Drug-resistant forms of tuberculosis have made the battle against the disease that much harder. Whereas a regular TB infection can cost $20 to treat, multi-drug resistant TB (MDR-TB), which is resistant to those cheap first line drugs, can cost $5,000 to treat, and extensively drug-resistant TB (XDR-TB), which is resistant to first and second line drug treatments, can be far more.

In a recent report on drug-resistant tuberculosis in the world, the WHO found that in some places, one in four people newly infected with TB is infected with an MDR-TB strain, the highest rate ever reported. The WHO reports that 440,000 people were estimated to have MDR-TB in 2009, and a third of them died. While there are no official numbers on XDR-TB, the agency puts those infections at “around 25,000” cases, nearly all of which were fatal. The most resistant form of the disease has been found in 58 countries so far, and there are reports of XDR strains that are resistant to every single TB drug.

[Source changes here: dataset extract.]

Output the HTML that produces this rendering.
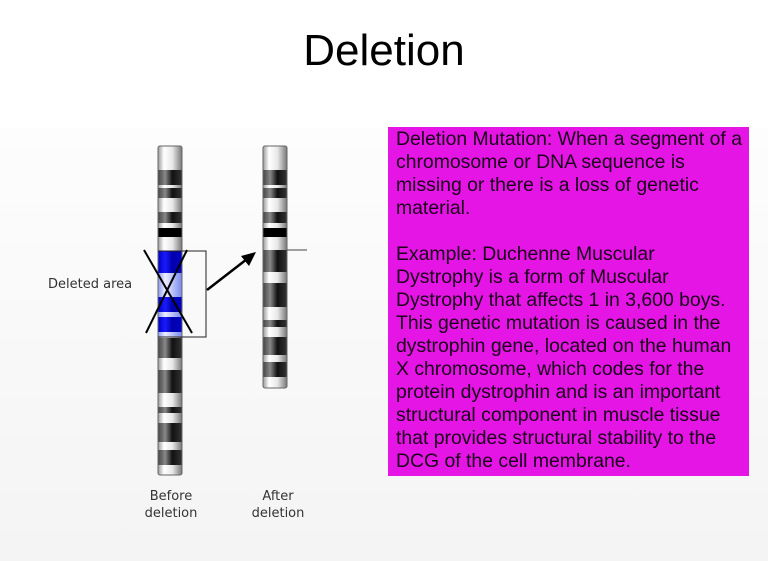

Only 7 percent of those infected with MDR-TB are ever diagnosed, increasing the potential for transmission. Of those, Dr. Raviglione notes, only 3 percent are treated under good programs. The WHO reports that treating MDR/XDR-TB infections over the next five years in the 27 high-burden countries will require more than $16 billion in funding. Only $280 million is available for 2010.

If those funding patterns do not change, Mitnick expects the global TB situation will worsen. “The burden of drug-resistant tuberculosis in people who are HIV-positive is going to keep increasing globally. In places where it's bad, it's going to get worse. In places where it's just starting to develop, it's going to get bad.”